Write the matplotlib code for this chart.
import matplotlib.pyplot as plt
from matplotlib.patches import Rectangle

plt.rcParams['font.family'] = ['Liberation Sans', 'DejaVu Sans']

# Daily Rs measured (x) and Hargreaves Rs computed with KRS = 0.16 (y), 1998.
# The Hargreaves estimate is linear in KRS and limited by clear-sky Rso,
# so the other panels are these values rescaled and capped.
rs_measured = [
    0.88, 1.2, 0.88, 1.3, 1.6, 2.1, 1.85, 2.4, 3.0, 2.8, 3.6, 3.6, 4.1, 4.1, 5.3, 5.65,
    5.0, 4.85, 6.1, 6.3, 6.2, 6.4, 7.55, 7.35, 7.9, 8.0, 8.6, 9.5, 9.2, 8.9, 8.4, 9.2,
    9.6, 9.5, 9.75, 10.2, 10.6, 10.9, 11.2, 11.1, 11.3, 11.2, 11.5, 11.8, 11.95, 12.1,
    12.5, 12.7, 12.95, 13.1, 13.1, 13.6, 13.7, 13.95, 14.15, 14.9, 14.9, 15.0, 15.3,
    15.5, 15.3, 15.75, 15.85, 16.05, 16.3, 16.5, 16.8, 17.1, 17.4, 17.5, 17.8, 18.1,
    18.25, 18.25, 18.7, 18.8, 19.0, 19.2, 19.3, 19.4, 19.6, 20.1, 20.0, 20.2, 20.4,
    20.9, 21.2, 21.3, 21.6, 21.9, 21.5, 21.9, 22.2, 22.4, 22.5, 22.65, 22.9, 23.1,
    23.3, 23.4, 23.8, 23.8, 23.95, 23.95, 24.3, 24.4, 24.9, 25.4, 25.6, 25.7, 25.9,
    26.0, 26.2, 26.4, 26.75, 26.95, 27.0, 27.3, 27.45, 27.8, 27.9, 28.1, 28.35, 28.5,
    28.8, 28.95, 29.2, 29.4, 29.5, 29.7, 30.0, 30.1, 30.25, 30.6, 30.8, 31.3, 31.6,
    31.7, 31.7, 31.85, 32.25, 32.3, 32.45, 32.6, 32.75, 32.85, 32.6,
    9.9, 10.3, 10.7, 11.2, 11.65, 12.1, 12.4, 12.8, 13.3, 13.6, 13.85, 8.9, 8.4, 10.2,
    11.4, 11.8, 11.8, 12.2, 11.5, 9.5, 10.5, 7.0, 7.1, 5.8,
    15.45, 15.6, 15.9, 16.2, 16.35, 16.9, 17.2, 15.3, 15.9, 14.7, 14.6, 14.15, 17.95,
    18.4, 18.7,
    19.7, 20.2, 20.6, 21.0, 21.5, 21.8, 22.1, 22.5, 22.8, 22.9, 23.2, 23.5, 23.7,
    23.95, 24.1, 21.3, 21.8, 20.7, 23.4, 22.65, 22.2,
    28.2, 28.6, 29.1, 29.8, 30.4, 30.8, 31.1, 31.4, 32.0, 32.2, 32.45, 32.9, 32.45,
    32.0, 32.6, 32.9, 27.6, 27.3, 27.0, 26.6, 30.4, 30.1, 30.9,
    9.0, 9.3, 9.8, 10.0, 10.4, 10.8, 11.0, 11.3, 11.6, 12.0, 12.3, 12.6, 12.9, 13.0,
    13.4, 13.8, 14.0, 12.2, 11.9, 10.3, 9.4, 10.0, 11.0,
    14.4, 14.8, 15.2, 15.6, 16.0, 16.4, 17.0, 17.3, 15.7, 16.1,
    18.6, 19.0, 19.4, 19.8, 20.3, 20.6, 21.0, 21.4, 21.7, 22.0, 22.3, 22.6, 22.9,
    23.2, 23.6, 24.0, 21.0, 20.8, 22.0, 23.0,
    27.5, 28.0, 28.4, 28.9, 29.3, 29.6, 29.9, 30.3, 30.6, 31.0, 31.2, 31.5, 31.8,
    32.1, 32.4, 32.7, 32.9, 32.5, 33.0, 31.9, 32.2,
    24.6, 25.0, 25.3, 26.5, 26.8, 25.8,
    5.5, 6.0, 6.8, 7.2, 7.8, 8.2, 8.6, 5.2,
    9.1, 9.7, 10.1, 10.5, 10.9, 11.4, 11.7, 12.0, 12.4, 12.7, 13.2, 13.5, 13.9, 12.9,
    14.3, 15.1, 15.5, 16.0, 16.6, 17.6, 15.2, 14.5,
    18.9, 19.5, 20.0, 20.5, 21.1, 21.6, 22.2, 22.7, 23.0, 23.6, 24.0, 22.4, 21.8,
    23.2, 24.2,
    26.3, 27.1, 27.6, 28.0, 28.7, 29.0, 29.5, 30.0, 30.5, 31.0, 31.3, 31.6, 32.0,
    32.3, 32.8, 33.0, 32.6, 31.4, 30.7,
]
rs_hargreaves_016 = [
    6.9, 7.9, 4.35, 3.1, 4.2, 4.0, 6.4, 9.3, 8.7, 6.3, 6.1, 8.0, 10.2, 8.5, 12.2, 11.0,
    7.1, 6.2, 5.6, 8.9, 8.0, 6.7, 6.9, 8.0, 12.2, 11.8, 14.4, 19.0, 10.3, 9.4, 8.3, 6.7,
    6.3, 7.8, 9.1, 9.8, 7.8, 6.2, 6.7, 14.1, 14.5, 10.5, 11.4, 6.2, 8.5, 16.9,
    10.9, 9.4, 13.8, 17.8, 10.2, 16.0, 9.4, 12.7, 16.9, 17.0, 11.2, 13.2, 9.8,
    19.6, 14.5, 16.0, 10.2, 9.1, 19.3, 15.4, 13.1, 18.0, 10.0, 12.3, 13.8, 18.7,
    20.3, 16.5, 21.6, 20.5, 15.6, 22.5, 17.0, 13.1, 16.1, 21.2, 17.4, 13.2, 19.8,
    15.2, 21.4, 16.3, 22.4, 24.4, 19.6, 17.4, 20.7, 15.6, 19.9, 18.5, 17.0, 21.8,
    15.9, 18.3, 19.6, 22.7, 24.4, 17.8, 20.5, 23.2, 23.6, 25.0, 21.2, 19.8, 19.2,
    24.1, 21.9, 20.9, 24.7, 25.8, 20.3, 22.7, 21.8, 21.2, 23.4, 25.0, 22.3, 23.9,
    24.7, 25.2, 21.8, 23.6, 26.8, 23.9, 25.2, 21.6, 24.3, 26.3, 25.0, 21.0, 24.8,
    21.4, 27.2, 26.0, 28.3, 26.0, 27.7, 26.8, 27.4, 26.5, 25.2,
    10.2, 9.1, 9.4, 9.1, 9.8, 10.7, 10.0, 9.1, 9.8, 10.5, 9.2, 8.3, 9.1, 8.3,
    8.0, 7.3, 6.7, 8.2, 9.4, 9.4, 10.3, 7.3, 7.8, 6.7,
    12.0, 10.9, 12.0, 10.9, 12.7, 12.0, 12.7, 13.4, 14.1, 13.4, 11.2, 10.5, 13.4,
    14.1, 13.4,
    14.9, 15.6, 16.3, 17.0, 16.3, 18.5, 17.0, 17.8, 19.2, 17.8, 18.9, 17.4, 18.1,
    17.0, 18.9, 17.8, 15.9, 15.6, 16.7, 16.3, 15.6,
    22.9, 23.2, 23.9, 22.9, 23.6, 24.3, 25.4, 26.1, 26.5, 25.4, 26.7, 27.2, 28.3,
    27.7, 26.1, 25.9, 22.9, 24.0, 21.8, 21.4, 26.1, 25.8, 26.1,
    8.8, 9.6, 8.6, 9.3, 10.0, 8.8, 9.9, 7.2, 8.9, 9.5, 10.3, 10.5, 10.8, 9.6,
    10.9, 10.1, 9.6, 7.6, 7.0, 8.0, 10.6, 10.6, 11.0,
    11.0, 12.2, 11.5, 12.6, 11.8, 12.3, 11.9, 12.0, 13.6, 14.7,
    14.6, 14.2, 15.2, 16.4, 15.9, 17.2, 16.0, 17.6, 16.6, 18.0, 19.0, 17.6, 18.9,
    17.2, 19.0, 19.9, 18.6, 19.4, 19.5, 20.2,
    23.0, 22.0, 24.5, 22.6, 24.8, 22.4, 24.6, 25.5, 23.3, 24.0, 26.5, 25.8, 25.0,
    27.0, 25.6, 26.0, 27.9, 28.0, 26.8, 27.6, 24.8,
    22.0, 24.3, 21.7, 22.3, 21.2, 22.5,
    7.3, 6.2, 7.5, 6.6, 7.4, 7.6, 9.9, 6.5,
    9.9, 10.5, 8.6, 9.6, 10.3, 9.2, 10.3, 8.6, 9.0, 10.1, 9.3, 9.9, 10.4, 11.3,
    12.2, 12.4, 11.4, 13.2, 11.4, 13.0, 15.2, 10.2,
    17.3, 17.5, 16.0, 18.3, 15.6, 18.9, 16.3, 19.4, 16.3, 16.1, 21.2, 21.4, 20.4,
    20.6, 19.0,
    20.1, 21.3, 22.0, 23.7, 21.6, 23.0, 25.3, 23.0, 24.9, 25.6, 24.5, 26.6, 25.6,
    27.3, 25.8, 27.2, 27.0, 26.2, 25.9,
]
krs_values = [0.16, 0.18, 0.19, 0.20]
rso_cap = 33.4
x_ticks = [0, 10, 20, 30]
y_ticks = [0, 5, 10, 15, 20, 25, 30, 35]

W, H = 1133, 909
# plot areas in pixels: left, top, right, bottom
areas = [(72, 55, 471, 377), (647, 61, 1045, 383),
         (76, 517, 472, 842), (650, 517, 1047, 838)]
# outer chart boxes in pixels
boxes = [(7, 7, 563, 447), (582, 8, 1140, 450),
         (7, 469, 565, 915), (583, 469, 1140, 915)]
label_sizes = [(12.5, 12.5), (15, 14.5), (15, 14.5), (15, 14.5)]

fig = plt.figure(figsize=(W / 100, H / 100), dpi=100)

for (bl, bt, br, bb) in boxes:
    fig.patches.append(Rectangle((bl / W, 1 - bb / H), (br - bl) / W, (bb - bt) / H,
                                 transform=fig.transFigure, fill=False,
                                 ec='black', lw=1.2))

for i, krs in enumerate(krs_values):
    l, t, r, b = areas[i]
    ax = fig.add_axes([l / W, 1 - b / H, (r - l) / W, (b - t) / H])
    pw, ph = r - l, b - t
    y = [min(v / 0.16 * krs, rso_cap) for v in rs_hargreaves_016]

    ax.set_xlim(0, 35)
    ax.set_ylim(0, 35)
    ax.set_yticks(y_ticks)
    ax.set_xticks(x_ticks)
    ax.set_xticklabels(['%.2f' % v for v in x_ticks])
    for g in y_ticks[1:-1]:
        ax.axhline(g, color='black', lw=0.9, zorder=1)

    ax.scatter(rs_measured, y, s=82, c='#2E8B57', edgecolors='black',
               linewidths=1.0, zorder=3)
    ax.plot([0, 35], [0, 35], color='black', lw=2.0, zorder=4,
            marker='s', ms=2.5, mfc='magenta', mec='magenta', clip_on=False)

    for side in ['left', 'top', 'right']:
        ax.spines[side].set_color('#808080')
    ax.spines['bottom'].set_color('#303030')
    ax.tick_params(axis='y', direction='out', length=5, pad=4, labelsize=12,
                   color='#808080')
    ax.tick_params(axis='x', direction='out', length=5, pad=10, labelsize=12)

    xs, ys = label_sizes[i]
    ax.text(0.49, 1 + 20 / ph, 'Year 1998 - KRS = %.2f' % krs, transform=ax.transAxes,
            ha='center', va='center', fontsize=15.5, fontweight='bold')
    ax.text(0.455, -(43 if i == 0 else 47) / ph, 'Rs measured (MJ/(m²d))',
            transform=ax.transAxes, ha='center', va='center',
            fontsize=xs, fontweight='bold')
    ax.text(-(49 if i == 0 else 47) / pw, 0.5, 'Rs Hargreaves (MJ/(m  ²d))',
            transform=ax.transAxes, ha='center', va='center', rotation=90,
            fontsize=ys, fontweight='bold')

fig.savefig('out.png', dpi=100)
# # # # # # #
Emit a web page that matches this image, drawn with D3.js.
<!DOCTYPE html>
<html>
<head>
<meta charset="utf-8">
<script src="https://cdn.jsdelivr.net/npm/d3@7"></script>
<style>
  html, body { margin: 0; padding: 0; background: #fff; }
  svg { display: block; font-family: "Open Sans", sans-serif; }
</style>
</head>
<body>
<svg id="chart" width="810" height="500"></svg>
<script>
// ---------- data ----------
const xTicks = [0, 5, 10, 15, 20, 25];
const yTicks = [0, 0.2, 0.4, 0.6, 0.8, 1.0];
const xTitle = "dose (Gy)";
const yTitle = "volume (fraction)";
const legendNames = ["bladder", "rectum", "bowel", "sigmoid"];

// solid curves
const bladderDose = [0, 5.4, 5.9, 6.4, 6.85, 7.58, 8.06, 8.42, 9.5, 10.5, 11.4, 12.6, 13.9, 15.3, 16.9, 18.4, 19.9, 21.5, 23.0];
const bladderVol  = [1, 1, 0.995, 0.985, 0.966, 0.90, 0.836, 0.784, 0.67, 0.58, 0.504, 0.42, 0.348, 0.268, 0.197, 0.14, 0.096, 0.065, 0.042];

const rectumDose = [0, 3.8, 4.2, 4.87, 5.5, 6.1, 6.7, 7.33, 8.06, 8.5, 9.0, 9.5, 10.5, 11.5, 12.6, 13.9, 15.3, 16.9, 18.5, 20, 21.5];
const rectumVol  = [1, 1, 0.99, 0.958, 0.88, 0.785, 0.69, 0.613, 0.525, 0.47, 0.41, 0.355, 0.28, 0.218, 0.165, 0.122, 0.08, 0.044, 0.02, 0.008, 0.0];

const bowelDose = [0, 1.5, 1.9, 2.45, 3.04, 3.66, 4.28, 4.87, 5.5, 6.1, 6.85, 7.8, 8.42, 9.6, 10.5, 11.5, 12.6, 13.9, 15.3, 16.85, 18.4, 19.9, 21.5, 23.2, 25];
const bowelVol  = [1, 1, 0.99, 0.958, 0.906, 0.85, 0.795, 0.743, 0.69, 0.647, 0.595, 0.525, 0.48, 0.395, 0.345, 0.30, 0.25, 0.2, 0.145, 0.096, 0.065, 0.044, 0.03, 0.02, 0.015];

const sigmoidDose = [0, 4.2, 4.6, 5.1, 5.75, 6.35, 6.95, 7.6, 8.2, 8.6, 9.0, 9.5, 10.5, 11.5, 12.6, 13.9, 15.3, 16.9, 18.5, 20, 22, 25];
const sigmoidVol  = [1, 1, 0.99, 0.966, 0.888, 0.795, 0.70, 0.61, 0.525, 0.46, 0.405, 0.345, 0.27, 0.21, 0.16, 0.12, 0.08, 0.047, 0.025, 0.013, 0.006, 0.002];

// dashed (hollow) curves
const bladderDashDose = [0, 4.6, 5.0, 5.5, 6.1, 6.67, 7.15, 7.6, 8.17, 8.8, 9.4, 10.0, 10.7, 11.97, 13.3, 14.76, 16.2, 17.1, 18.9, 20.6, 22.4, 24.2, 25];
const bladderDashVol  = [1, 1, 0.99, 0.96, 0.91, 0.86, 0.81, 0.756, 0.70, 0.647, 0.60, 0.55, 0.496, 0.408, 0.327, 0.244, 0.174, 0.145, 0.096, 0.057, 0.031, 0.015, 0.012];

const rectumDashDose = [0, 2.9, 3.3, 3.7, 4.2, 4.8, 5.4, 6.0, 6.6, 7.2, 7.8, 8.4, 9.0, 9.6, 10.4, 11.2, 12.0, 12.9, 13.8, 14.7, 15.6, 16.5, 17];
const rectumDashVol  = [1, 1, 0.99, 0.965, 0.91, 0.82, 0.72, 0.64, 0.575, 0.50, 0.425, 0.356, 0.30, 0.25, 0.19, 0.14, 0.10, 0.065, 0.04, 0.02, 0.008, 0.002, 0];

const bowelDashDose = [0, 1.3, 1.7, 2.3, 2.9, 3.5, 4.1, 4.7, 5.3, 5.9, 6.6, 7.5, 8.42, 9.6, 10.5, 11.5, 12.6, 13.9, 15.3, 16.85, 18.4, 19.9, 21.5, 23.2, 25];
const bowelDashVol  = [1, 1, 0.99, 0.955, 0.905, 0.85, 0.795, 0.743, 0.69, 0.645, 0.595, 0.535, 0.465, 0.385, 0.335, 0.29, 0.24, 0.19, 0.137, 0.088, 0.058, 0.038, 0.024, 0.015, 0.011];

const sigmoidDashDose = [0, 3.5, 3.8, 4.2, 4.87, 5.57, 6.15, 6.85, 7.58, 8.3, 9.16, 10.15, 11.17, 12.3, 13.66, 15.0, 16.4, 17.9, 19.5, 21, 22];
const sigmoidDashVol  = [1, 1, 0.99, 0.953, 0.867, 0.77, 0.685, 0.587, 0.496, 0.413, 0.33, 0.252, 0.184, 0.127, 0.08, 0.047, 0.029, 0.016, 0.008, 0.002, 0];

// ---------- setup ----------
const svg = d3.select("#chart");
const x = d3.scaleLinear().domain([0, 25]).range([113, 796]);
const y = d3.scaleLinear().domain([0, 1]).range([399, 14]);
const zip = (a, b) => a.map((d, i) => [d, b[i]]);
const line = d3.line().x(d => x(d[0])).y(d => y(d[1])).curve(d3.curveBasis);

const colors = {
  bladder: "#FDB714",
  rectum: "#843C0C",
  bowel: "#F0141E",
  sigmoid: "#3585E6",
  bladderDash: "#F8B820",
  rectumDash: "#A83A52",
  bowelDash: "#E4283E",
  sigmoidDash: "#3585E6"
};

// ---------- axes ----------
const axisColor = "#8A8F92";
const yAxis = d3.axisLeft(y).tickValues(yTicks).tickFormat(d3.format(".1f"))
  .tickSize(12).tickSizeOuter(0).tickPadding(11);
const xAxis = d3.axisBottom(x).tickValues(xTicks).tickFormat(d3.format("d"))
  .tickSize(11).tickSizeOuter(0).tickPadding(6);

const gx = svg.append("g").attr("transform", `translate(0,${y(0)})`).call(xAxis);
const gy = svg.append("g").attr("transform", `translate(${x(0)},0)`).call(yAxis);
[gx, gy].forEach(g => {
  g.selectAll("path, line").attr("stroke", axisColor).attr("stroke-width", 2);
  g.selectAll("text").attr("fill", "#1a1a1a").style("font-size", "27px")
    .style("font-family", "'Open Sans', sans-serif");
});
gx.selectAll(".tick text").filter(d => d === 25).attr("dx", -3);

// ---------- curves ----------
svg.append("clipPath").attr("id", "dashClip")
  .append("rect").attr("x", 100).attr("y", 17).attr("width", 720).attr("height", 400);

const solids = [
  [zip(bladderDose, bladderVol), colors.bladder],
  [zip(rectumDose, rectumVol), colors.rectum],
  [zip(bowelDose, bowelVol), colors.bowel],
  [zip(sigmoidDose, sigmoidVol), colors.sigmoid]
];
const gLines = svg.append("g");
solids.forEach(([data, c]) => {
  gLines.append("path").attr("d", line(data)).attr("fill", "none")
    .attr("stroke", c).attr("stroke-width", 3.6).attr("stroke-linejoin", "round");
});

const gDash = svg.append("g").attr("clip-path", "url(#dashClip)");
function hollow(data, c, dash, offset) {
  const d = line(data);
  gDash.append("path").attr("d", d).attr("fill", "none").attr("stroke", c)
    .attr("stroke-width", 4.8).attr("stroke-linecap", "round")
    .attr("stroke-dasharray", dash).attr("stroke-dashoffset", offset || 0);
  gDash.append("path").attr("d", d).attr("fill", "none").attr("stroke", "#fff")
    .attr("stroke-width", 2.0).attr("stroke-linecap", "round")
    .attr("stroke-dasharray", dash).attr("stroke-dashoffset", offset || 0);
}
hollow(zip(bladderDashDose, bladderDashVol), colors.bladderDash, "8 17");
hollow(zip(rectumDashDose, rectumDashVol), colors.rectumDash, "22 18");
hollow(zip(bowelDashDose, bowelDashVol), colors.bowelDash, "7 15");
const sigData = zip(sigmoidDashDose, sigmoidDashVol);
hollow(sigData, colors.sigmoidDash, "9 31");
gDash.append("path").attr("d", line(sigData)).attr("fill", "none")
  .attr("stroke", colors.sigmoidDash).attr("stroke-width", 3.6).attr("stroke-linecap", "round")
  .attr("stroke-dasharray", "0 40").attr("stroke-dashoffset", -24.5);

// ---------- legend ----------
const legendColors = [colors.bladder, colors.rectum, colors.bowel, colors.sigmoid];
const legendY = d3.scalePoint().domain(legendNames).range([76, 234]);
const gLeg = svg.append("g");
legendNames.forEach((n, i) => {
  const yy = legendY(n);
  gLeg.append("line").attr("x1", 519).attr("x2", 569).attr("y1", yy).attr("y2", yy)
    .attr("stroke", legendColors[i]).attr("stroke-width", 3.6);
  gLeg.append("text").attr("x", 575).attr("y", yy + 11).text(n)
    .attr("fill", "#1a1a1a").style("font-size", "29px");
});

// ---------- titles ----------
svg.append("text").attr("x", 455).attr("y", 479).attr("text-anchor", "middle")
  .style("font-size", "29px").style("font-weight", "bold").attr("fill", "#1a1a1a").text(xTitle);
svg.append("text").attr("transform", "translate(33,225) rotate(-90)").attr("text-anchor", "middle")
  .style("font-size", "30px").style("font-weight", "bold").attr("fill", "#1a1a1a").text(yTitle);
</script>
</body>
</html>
# # # # # # #
- WHAT TO DO
Go through the records above and copy every line with the word "chart".

- RESULT OF THE EXERCISE
Write the matplotlib code for this chart.
# outer chart boxes in pixels
<svg id="chart" width="810" height="500"></svg>
const svg = d3.select("#chart");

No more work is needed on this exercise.